As part of an effort to find out more about the elusive nature of the cosmos, the Dark Energy Survey (DES) – a joint venture between the University of Chicago and dozens of other institutions across the world – was launched back in the summer of 2013.
Scanning the southern sky from the Chilean Andes ever since, the initiative has now released three years’ worth of data, and one paper in particular stands out: It reveals that the Milky Way has eaten 11 other galaxies, and its remnants can be spotted today zipping through the shadows.
Stellar streams are elongated stretches of stellar stuff. They could be remnants of globular clusters – collections of stars orbiting galactic cores – or dwarf galaxies torn apart by tidal forces exerted on them in a destructive ballet with our very own Milky Way.

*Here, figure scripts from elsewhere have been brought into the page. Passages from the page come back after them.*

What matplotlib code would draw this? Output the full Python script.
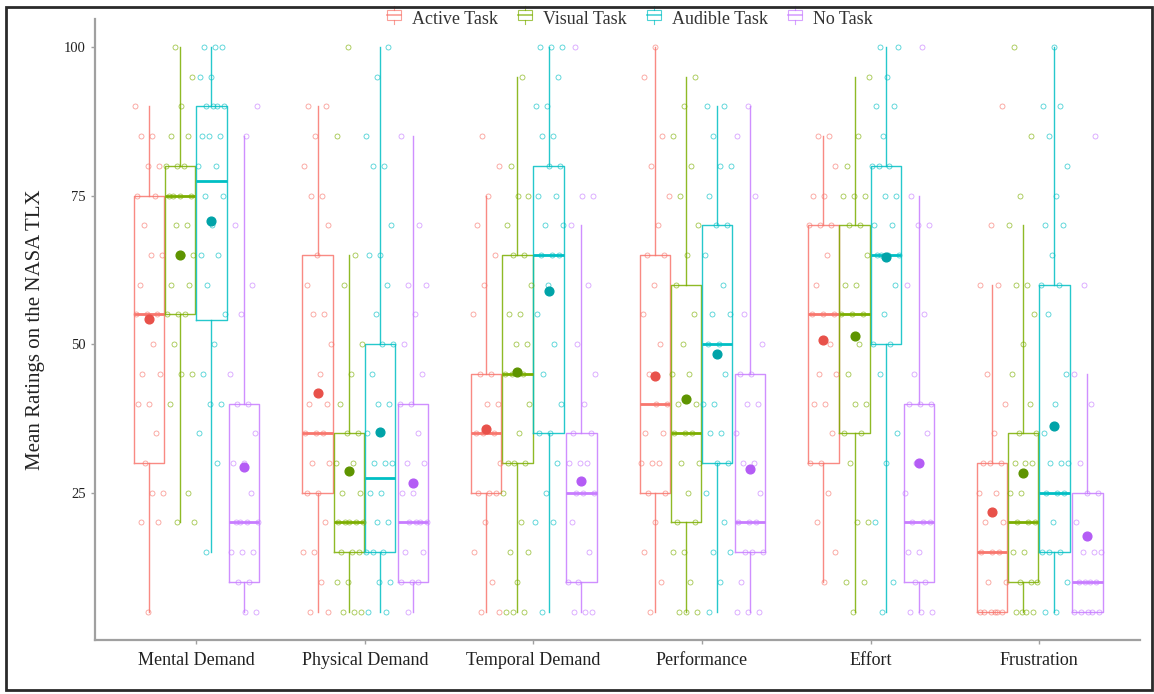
import numpy as np
import matplotlib
matplotlib.use("Agg")
import matplotlib.pyplot as plt
from matplotlib.patches import Rectangle
from matplotlib.lines import Line2D
from matplotlib.legend_handler import HandlerBase

plt.rcParams['font.family'] = ['Liberation Serif', 'DejaVu Serif']

categories = ["Mental Demand", "Physical Demand", "Temporal Demand",
              "Performance", "Effort", "Frustration"]
tasks = ["Active Task", "Visual Task", "Audible Task", "No Task"]
colors = ["#F8766D", "#7CAE00", "#00BFC4", "#C77CFF"]
mean_colors = ["#E8514A", "#5E9400", "#00A3A8", "#B45CF5"]

# box statistics: [whislo, q1, med, q3, whishi], one row per task
mental_box = [[5, 30, 55, 75, 90], [20, 55, 75, 80, 100], [15, 54, 77.5, 90, 100], [5, 10, 20, 40, 85]]
physical_box = [[5, 25, 35, 65, 90], [5, 15, 20, 35, 65], [5, 15, 27.5, 50, 100], [5, 10, 20, 40, 85]]
temporal_box = [[5, 25, 35, 45, 75], [5, 30, 45, 65, 95], [5, 35, 65, 80, 100], [5, 10, 25, 35, 70]]
performance_box = [[5, 25, 40, 65, 100], [5, 20, 35, 60, 95], [5, 30, 50, 70, 90], [5, 15, 20, 45, 90]]
effort_box = [[10, 30, 55, 70, 85], [5, 35, 55, 70, 95], [5, 50, 65, 80, 100], [5, 10, 20, 40, 75]]
frustration_box = [[5, 5, 15, 30, 60], [5, 10, 20, 35, 70], [5, 15, 25, 60, 100], [5, 5, 10, 25, 45]]

mental_mean = [54.3, 65.0, 70.7, 29.3]
physical_mean = [41.7, 28.7, 35.3, 26.7]
temporal_mean = [35.7, 45.3, 59.0, 27.0]
performance_mean = [44.7, 40.7, 48.3, 29.0]
effort_mean = [50.7, 51.3, 64.7, 30.0]
frustration_mean = [21.7, 28.3, 36.3, 17.7]

# individual ratings (jittered points)
mental_pts = [
    [90, 85, 85, 80, 80, 75, 75, 70, 65, 65, 60, 55, 55, 55, 50, 45, 45, 40, 40, 35, 30, 25, 25, 20, 20, 5],
    [100, 95, 90, 85, 85, 80, 80, 80, 75, 75, 75, 75, 70, 70, 65, 65, 60, 60, 55, 55, 55, 50, 45, 45, 40, 25, 20, 20],
    [100, 100, 100, 95, 95, 90, 90, 90, 90, 85, 85, 85, 80, 80, 75, 75, 70, 65, 65, 60, 55, 50, 45, 40, 40, 35, 30, 15],
    [90, 85, 70, 60, 55, 45, 40, 40, 35, 30, 30, 25, 20, 20, 20, 20, 15, 15, 15, 10, 10, 5, 5],
]
physical_pts = [
    [90, 90, 85, 80, 75, 75, 70, 65, 60, 55, 55, 50, 45, 40, 40, 35, 35, 35, 30, 30, 25, 25, 20, 15, 15, 10, 5, 5],
    [100, 85, 65, 60, 50, 45, 40, 35, 35, 30, 30, 25, 25, 20, 20, 20, 20, 20, 15, 15, 15, 10, 10, 5, 5, 5],
    [100, 95, 85, 80, 80, 70, 65, 65, 60, 55, 50, 50, 45, 40, 40, 35, 30, 30, 30, 25, 25, 20, 20, 15, 15, 15, 10, 10, 5, 5],
    [85, 70, 60, 60, 55, 50, 45, 40, 40, 35, 30, 30, 25, 25, 20, 20, 20, 20, 15, 15, 10, 10, 10, 5],
]
temporal_pts = [
    [85, 80, 75, 70, 65, 60, 55, 45, 45, 40, 40, 35, 35, 35, 30, 25, 25, 25, 20, 15, 10, 5, 5],
    [95, 80, 75, 75, 70, 65, 65, 60, 55, 55, 50, 50, 45, 45, 45, 40, 35, 30, 30, 30, 25, 20, 15, 15, 10, 5, 5, 5],
    [100, 100, 100, 95, 90, 90, 85, 85, 80, 80, 75, 75, 70, 70, 65, 65, 65, 60, 55, 50, 45, 40, 35, 35, 30, 25, 20, 20, 5],
    [100, 75, 75, 70, 60, 50, 45, 40, 35, 35, 30, 30, 30, 25, 25, 25, 20, 15, 10, 10, 5, 5, 5],
]
performance_pts = [
    [100, 95, 85, 80, 75, 70, 65, 65, 60, 55, 50, 45, 40, 40, 35, 35, 30, 30, 30, 25, 25, 20, 15, 10, 5],
    [95, 90, 85, 80, 75, 70, 65, 60, 55, 50, 45, 45, 40, 40, 35, 35, 35, 30, 30, 25, 20, 20, 15, 15, 10, 5, 5, 5],
    [90, 90, 85, 80, 80, 75, 70, 70, 65, 60, 55, 55, 50, 50, 45, 40, 40, 35, 35, 30, 30, 25, 20, 15, 15, 10, 5],
    [90, 85, 75, 55, 50, 45, 45, 40, 40, 35, 30, 30, 25, 20, 20, 20, 15, 15, 15, 10, 5, 5, 5],
]
effort_pts = [
    [85, 85, 80, 75, 75, 70, 70, 70, 65, 60, 55, 55, 55, 50, 45, 45, 40, 40, 35, 30, 30, 25, 20, 15, 10],
    [95, 85, 80, 75, 75, 75, 70, 70, 65, 60, 60, 55, 55, 55, 50, 45, 40, 40, 35, 35, 30, 20, 20, 10, 10, 5],
    [100, 100, 95, 90, 90, 85, 80, 80, 80, 75, 75, 70, 70, 65, 65, 65, 65, 60, 55, 50, 50, 45, 35, 30, 20, 10, 5],
    [100, 75, 70, 70, 60, 55, 45, 40, 40, 40, 35, 30, 25, 20, 20, 20, 15, 15, 10, 10, 5, 5, 5],
]
frustration_pts = [
    [90, 70, 60, 60, 45, 40, 35, 30, 30, 30, 25, 25, 20, 20, 15, 15, 15, 10, 10, 5, 5, 5, 5, 5, 5],
    [100, 85, 75, 70, 60, 60, 55, 50, 45, 40, 35, 35, 30, 30, 30, 25, 25, 20, 20, 20, 15, 15, 10, 10, 10, 5, 5, 5, 5],
    [100, 90, 90, 85, 80, 75, 70, 70, 65, 60, 60, 55, 45, 40, 35, 30, 30, 30, 25, 25, 25, 20, 15, 15, 15, 10, 5, 5],
    [85, 60, 45, 40, 30, 25, 25, 20, 15, 15, 15, 10, 10, 10, 10, 5, 5, 5, 5, 5],
]

all_box = [mental_box, physical_box, temporal_box, performance_box, effort_box, frustration_box]
all_mean = [mental_mean, physical_mean, temporal_mean, performance_mean, effort_mean, frustration_mean]
all_pts = [mental_pts, physical_pts, temporal_pts, performance_pts, effort_pts, frustration_pts]

offsets = [-0.28, -0.095, 0.09, 0.285]
box_w = 0.18


class BoxKey(HandlerBase):
    # little boxplot glyph for the legend keys
    def create_artists(self, legend, orig, xd, yd, w, h, fontsize, trans):
        c = orig.get_edgecolor()
        cx = xd + w / 2
        r = Rectangle((xd + w * 0.1, yd + h * 0.15), w * 0.8, h * 0.7, fill=False,
                      edgecolor=c, lw=0.8, alpha=0.7, transform=trans)
        l1 = Line2D([xd + w * 0.1, xd + w * 0.9], [yd + h / 2] * 2, color=c, lw=1.2, alpha=0.7, transform=trans)
        l2 = Line2D([cx, cx], [yd - h * 0.1, yd + h * 0.15], color=c, lw=0.8, alpha=0.7, transform=trans)
        l3 = Line2D([cx, cx], [yd + h * 0.85, yd + h * 1.1], color=c, lw=0.8, alpha=0.7, transform=trans)
        return [r, l1, l2, l3]


fig = plt.figure(figsize=(11.54, 6.94), dpi=100)
ax = fig.add_axes([0.0823, 0.078, 0.906, 0.895])

for ci in range(len(categories)):
    for ti in range(len(tasks)):
        pos = ci + 1 + offsets[ti]
        wl, q1, md, q3, wh = all_box[ci][ti]
        st = dict(whislo=wl, q1=q1, med=md, q3=q3, whishi=wh, fliers=[])
        col = colors[ti]
        ax.bxp([st], positions=[pos], widths=box_w, showcaps=False, showfliers=False,
               boxprops=dict(color=col, lw=1.0, alpha=0.85),
               whiskerprops=dict(color=col, lw=1.0, alpha=0.85),
               medianprops=dict(color=col, lw=2.0))
        vals = np.array(all_pts[ci][ti], dtype=float)
        k = np.arange(len(vals))
        jit = ((k * 0.6180339 + 0.31 * ti + 0.17 * ci) % 1.0 - 0.5) * 0.17
        ax.plot(pos + jit, vals, 'o', ms=3.6, mfc='none', mec=col, mew=0.6, alpha=0.7, zorder=3)
        ax.plot([pos], [all_mean[ci][ti]], 'o', ms=6.3, color=mean_colors[ti], zorder=4)

ax.set_xlim(0.4, 6.6)
ax.set_ylim(0.25, 104.75)
ax.set_xticks(range(1, 7))
ax.set_xticklabels(categories, fontsize=13, color='#222222')
ax.set_yticks([25, 50, 75, 100])
ax.set_yticklabels(['25', '50', '75', '100'], fontsize=10.5, color='#222222')
ax.set_ylabel("Mean Ratings on the NASA TLX", fontsize=15, color='#222222', labelpad=14)
for s in ['top', 'right']:
    ax.spines[s].set_visible(False)
for s in ['left', 'bottom']:
    ax.spines[s].set_color('#a0a0a0')
    ax.spines[s].set_linewidth(1.6)
ax.tick_params(colors='#a0a0a0', length=3, width=1, labelcolor='#222222')
ax.tick_params(axis='x', pad=6)

handles = [Rectangle((0, 0), 1, 1, edgecolor=c, facecolor='none') for c in colors]
leg = fig.legend(handles, tasks, loc='center', bbox_to_anchor=(0.545, 0.973), ncol=4,
                 frameon=False, fontsize=13, handler_map={Rectangle: BoxKey()},
                 handlelength=1.0, handleheight=0.9, handletextpad=0.5, columnspacing=1.0)
for t in leg.get_texts():
    t.set_color('#333333')

# outer frame of the picture
fig.patches.append(Rectangle((6 / 1154, 4 / 694), 1146 / 1154, 683 / 694, transform=fig.transFigure,
                             fill=False, edgecolor='#2a2a2a', lw=2.0, zorder=10))

fig.savefig("out.png", dpi=100)
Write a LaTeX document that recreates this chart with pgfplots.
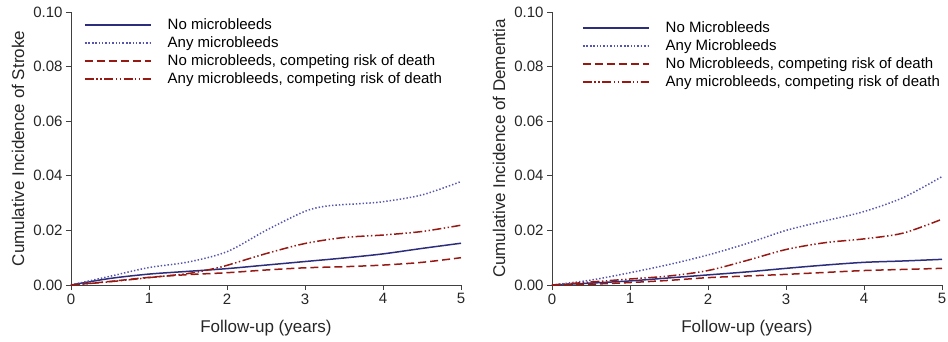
\documentclass[border=0pt]{standalone}
\usepackage{pgfplots}
\pgfplotsset{compat=1.18}
\usepackage{fontspec}
\setmainfont{Liberation Sans}
\definecolor{navy}{RGB}{45,45,125}
\definecolor{lblue}{RGB}{85,85,175}
\definecolor{dred}{RGB}{150,25,20}
\pgfplotsset{
  mystyle/.style={
    scale only axis, width=390pt, height=273pt,
    anchor=south west,
    xmin=0, xmax=5, ymin=0, ymax=0.1,
    axis x line=bottom, axis y line=left,
    axis line style={-, draw=black!75, line width=0.8pt},
    tick style={draw=black!75, line width=0.8pt},
    tick align=outside, major tick length=5pt,
    xtick={0,1,2,3,4,5},
    ytick={0,0.02,0.04,0.06,0.08,0.1},
    yticklabel style={/pgf/number format/fixed, /pgf/number format/fixed zerofill, /pgf/number format/precision=2},
    scaled y ticks=false,
    /pgf/number format/assume math mode=true,
    tick label style={font=\fontsize{15}{18}\selectfont, text=black!85},
    label style={font=\fontsize{17}{20}\selectfont, text=black!85},
    xlabel={Follow-up (years)},
    xlabel style={yshift=-9pt},
    ylabel style={yshift=2pt},
    clip=false,
    legend cell align=left,
    legend style={draw=none, fill=none, font=\fontsize{15}{18}\selectfont, row sep=1.6pt},
    legend image code/.code={\draw[#1] plot coordinates {(0pt,0pt) (33pt,0pt) (66pt,0pt)}; \path (80pt,0pt);},
    every axis plot/.append style={smooth, line width=1.5pt},
  },
  s1/.style={color=navy},
  s2/.style={color=lblue, dash pattern=on 1.4pt off 2pt},
  s3/.style={color=dred, dash pattern=on 8pt off 4pt},
  s4/.style={color=dred, dash pattern=on 9pt off 2.5pt on 1.4pt off 2.5pt on 1.4pt off 2.5pt},
}
\begin{document}
\begin{tikzpicture}
\path[use as bounding box] (0,0) rectangle (948pt,341pt);
\begin{axis}[mystyle, at={(71pt,56pt)},
  ylabel={Cumulative Incidence of Stroke},
  legend style={at={(10pt,270.5pt)}, anchor=north west}]
\addplot[s1] coordinates {(0,0) (0.5,0.0024) (1,0.0040) (1.5,0.0050) (2,0.0060) (2.5,0.0073) (3,0.0086) (3.5,0.0099) (4,0.0114) (4.5,0.0134) (5,0.0153)};
\addlegendentry{No microbleeds}
\addplot[s2] coordinates {(0,0) (0.5,0.0032) (1,0.0064) (1.5,0.0084) (2,0.0122) (2.5,0.0200) (3,0.0270) (3.3,0.0290) (3.7,0.0298) (4,0.0305) (4.5,0.0330) (5,0.0379)};
\addlegendentry{Any microbleeds}
\addplot[s3] coordinates {(0,0) (0.5,0.0013) (1,0.0028) (1.5,0.0038) (2,0.0045) (2.5,0.0055) (3,0.0063) (3.5,0.0067) (4,0.0073) (4.5,0.0083) (5,0.0100)};
\addlegendentry{No microbleeds, competing risk of death}
\addplot[s4] coordinates {(0,0) (0.5,0.0012) (1,0.0027) (1.5,0.0042) (1.8,0.0058) (2,0.0072) (2.5,0.0115) (3,0.0152) (3.5,0.0174) (4,0.0183) (4.5,0.0196) (5,0.0219)};
\addlegendentry{Any microbleeds, competing risk of death}
\end{axis}
\begin{axis}[mystyle, at={(552pt,56pt)},
  ylabel={Cumulative Incidence of Dementia},
  legend style={at={(27pt,267.5pt)}, anchor=north west}]
\addplot[s1] coordinates {(0,0) (0.5,0.0007) (1,0.0015) (1.5,0.0026) (2,0.0037) (2.5,0.0048) (3,0.0061) (3.5,0.0073) (4,0.0083) (4.5,0.0088) (5,0.0094)};
\addlegendentry{No Microbleeds}
\addplot[s2] coordinates {(0,0) (0.5,0.0018) (1,0.0045) (1.5,0.0075) (2,0.0110) (2.5,0.0152) (3,0.0200) (3.5,0.0235) (4,0.0269) (4.5,0.0320) (5,0.0397)};
\addlegendentry{Any Microbleeds}
\addplot[s3] coordinates {(0,0) (0.5,0.0003) (1,0.0009) (1.5,0.0017) (2,0.0027) (2.5,0.0033) (3,0.0039) (3.5,0.0046) (4,0.0053) (4.5,0.0057) (5,0.0061)};
\addlegendentry{No Microbleeds, competing risk of death}
\addplot[s4] coordinates {(0,0) (0.5,0.0011) (1,0.0022) (1.5,0.0033) (2,0.0053) (2.5,0.0090) (3,0.0130) (3.5,0.0155) (4,0.0169) (4.5,0.0190) (5,0.0241)};
\addlegendentry{Any microbleeds, competing risk of death}
\end{axis}
\end{tikzpicture}
\end{document}
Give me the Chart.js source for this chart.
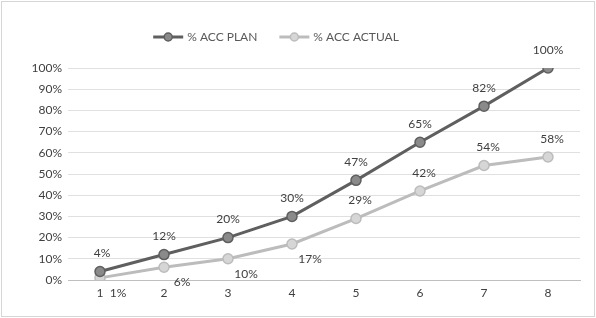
<!DOCTYPE html>
<html><head><meta charset="utf-8">
<script src="https://cdn.jsdelivr.net/npm/chart.js@4.4.0/dist/chart.umd.min.js"></script>
<style>html,body{margin:0;padding:0;background:#fff;}#wrap{width:596px;height:318px;}</style>
</head><body><div id="wrap"><canvas id="c" width="596" height="318"></canvas></div>
<script>
const categories = ['1','2','3','4','5','6','7','8'];
const planValues = [4, 12, 20, 30, 47, 65, 82, 100];
const actualValues = [1, 6, 10, 17, 29, 42, 54, 58];
const seriesNames = ['% ACC PLAN', '% ACC ACTUAL'];

const FONT = 'Lato, "Liberation Sans", sans-serif';
const colPlan = '#5f5f5f', colActual = '#bcbcbc';

const frame = {
  id: 'frame',
  beforeDraw(chart) {
    const c = chart.ctx;
    c.save(); c.fillStyle = '#fff'; c.fillRect(0,0,chart.width,chart.height);
    c.strokeStyle = '#d6d6d6'; c.lineWidth = 1;
    c.strokeRect(1.5, 1.5, chart.width-3, chart.height-3);
    c.restore();
  }
};

const legendDraw = {
  id: 'legendDraw',
  afterDraw(chart) {
    const c = chart.ctx;
    c.save();
    c.font = '12px ' + FONT;
    c.textBaseline = 'middle';
    const items = chart.data.datasets.map(d => ({label: d.label, color: d.borderColor, fill: d.pointBackgroundColor}));
    const seg = 30, gap = 4, between = 22;
    let total = 0;
    items.forEach((it, i) => { total += seg + gap + c.measureText(it.label).width + (i ? between : 0); });
    let x = 276 - total/2; const y = 37;
    items.forEach((it, i) => {
      if (i) x += between;
      c.strokeStyle = it.color; c.lineWidth = 3;
      c.beginPath(); c.moveTo(x, y); c.lineTo(x+seg, y); c.stroke();
      c.fillStyle = it.fill; c.lineWidth = 1.5;
      c.beginPath(); c.arc(x+seg/2, y, 4, 0, Math.PI*2); c.fill(); c.stroke();
      x += seg + gap;
      c.fillStyle = '#595959'; c.textAlign = 'left';
      c.fillText(it.label, x, y);
      x += c.measureText(it.label).width;
    });
    c.restore();
  }
};

const dataLabels = {
  id: 'dataLabels',
  afterDatasetsDraw(chart) {
    const c = chart.ctx;
    c.save();
    c.font = '12px ' + FONT;
    c.fillStyle = '#404040';
    c.textBaseline = 'middle'; c.textAlign = 'center';
    chart.data.datasets.forEach((ds, di) => {
      const meta = chart.getDatasetMeta(di);
      meta.data.forEach((pt, i) => {
        const txt = ds.data[i] + '%';
        let dx = 0, dy = -18;
        if (di === 1) {
          if (i < 4) { dx = 18; dy = 15; } else { dx = 4; dy = -18; }
        } else {
          if (i === 0) { dx = 2; dy = -18; }
        }
        c.fillText(txt, pt.x + dx, pt.y + dy);
      });
    });
    c.restore();
  }
};

new Chart(document.getElementById('c'), {
  type: 'line',
  data: {
    labels: categories,
    datasets: [
      { label: seriesNames[0], data: planValues, borderColor: colPlan, backgroundColor: colPlan,
        pointBackgroundColor: '#8a8a8a', pointBorderColor: colPlan, pointBorderWidth: 1.5,
        pointRadius: 5, borderWidth: 3, tension: 0 },
      { label: seriesNames[1], data: actualValues, borderColor: colActual, backgroundColor: colActual,
        pointBackgroundColor: '#d6d6d6', pointBorderColor: colActual, pointBorderWidth: 1.5,
        pointRadius: 5, borderWidth: 3, tension: 0 }
    ]
  },
  options: {
    responsive: false, animation: false, devicePixelRatio: 1,
    layout: { padding: { left: 28, right: 16, top: 68, bottom: 12 } },
    plugins: { legend: { display: false }, tooltip: { enabled: false } },
    scales: {
      x: {
        offset: true,
        grid: { display: false, drawTicks: false },
        border: { display: true, color: '#bfbfbf', width: 1 },
        ticks: { color: '#404040', font: { family: FONT, size: 12 }, padding: 6 },
        afterFit(s) { s.height = 26; }
      },
      y: {
        min: 0, max: 100,
        grid: { color: '#e0e0e0', drawTicks: false },
        border: { display: false },
        ticks: { stepSize: 10, color: '#404040', font: { family: FONT, size: 12 }, padding: 6,
                 callback: v => v + '%' },
        afterFit(s) { s.width = 40; }
      }
    }
  },
  plugins: [frame, legendDraw, dataLabels]
});
</script></body></html>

As of December 2017, about 20 stellar streams were identified within the Milky Way, many of which were found by the DES’s precursor, the Sloan Digital Sky Survey. Several were also spotted in the nearby Andromeda galaxy, with 10 more spotted elsewhere in the Local Group: the 54 or so nearby galaxies, all orbiting around a point located somewhere between Andromeda and the Milky Way.
The DES – using its 570-megapixel Dark Energy Camera – has identified 11 new stellar streams, and their positioning and trajectories suggest that they were once galaxies a little smaller than our own that, over astronomical timescale, were torn asunder.
The new streams stand out in more ways than one. "The stellar streams we discovered are generally farther away and fainter than previously known streams," lead author Nora Shipp, a graduate student at the University of Chicago, told IFLScience.
The discovery’s paper – put together by researchers from 45 different scientific institutions – explains that these stellar streams could be used to help explain other galactic oddities. As pointed out by Shipp, this includes the Milky Way’s enigmatic stellar halo, a disparate collection of (mostly) very old stars orbiting the galaxy at some distance.
Rather beautifully, as noted by an official press release, there is no naming convention for stellar streams, so schoolchildren in Chile and Australia will get to name them. They’ll be picking from aquatic terminology in native languages from northern Chile and aboriginal Australia.